The Tenth Muse by Catherine Chung (Ecco Press)
Reviewed by Angela Gualtieri
Books can find their way to you at exactly the right moments. With many significant social issues demanding justice in the weeks preceding the 2020 election and the path ahead foggy at best, I was in need of strength and hope. Catherine Chung’s The Tenth Muse, and her heroine Katherine, appeared as an omen of power and resistance.
Set in the backdrop of Midwestern America in the 1950s and 1960s, The Tenth Muse’s protagonist, Katherine, doesn’t fit the socially acceptable model of a young woman. She has no interest in marrying and having children. Instead, she becomes a brilliant mathematician determined to forge her own path in a male-dominated profession. Traveling to Europe for professional and personal reasons, Katherine soon begins to unravel the history of a mysterious theorem, gleaming an unexpected understanding of herself.
Chung masterfully discusses the main themes of societal expectations (especially for women) and identity through Katherine’s fight for her education and exploration of her past. As Katherine continues her mathematics studies in higher education, we glimpse the difficulties she faces. She’s the only woman in all of her classes, her dedication and integrity are questioned by her professors, and she’s continually told securing a job (whether internal or external to academia) should not be expected – unlike her male counterparts. Present Katherine reflects back on this time of her life saying, “Setting aside all the research negating what he’d said, just simple common sense, I would have hoped, might have made him consider other factors first: for instance, how women hadn’t been allowed the same access to education historically, to say nothing of societal pressures even to this day for women to behave in a certain way and pursue marriage and family above everything else” (59-60). Chung’s words voiced through Katherine recall the unfairness of sexism in the past, but remind us how unfortunately still relatable they are today. Chung displays how often women must sacrifice throughout the novel and offers the best explanation in the story of Maria Mayer, the Noble Prize winning, American-German theoretical physicist Katherine encounters:
“I could have sent my time fighting the unfairness of it all, or I could dedicate my time to science. There wasn’t time for both” (119).

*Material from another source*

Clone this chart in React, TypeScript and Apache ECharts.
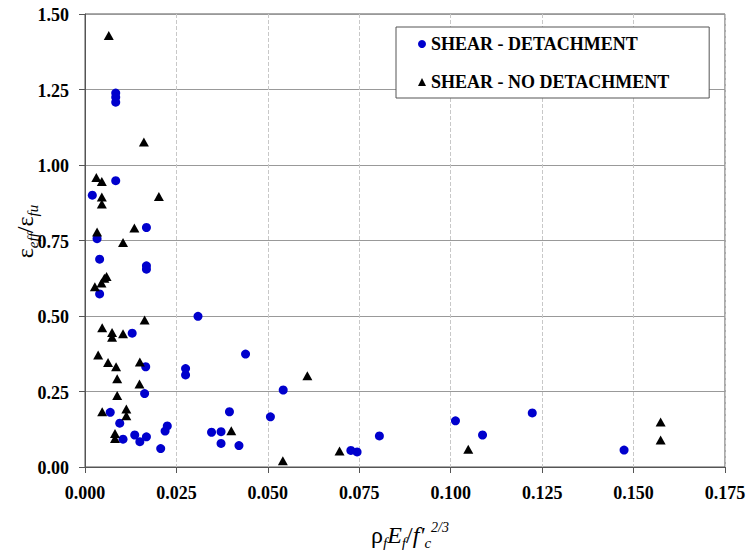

Along with the discrimination due to her sex, Katherine also faces questions concerning her identity. Katherine is biracial, half white and half Chinese, in a predominantly white town. The summer before Katherine starts tenth grade, her mother leaves her father, causing a spiral of events Katherine doesn’t fully process until she’s an adult: “I was so used to my perpetual status of outsider that I’d stopped questioning in each situation whether this time it was my femaleness or my Asianness or the combination of both that branded me different” (162). It takes Katherine’s father years to reveal the truth behind Katherine’s parentage; neither of the people she grew up thinking were her parents were her parents biologically. Rather, she was a WWII orphan adopted by her father before he returned to the United States. This revelation prompts her to visit Germany and sets her on a dual path of advancing her studies while learning about her past: “Here was a secret identity, whereas all my life so many of my identities had been visible and immediate. And yet despite this (or because of it?), I didn’t feel endangered in this country. Instead, I felt strangely at home” (166).
Chung’s The Tenth Muse depicts a realistic view of the difficulties women and minorities faced in the past and still endure today. Like Katherine, as we search to find out who we are, we must turn internally for the determination and courage to overcome the obstacles in our paths and reconcile our sense of self. We must find the home inside ourselves.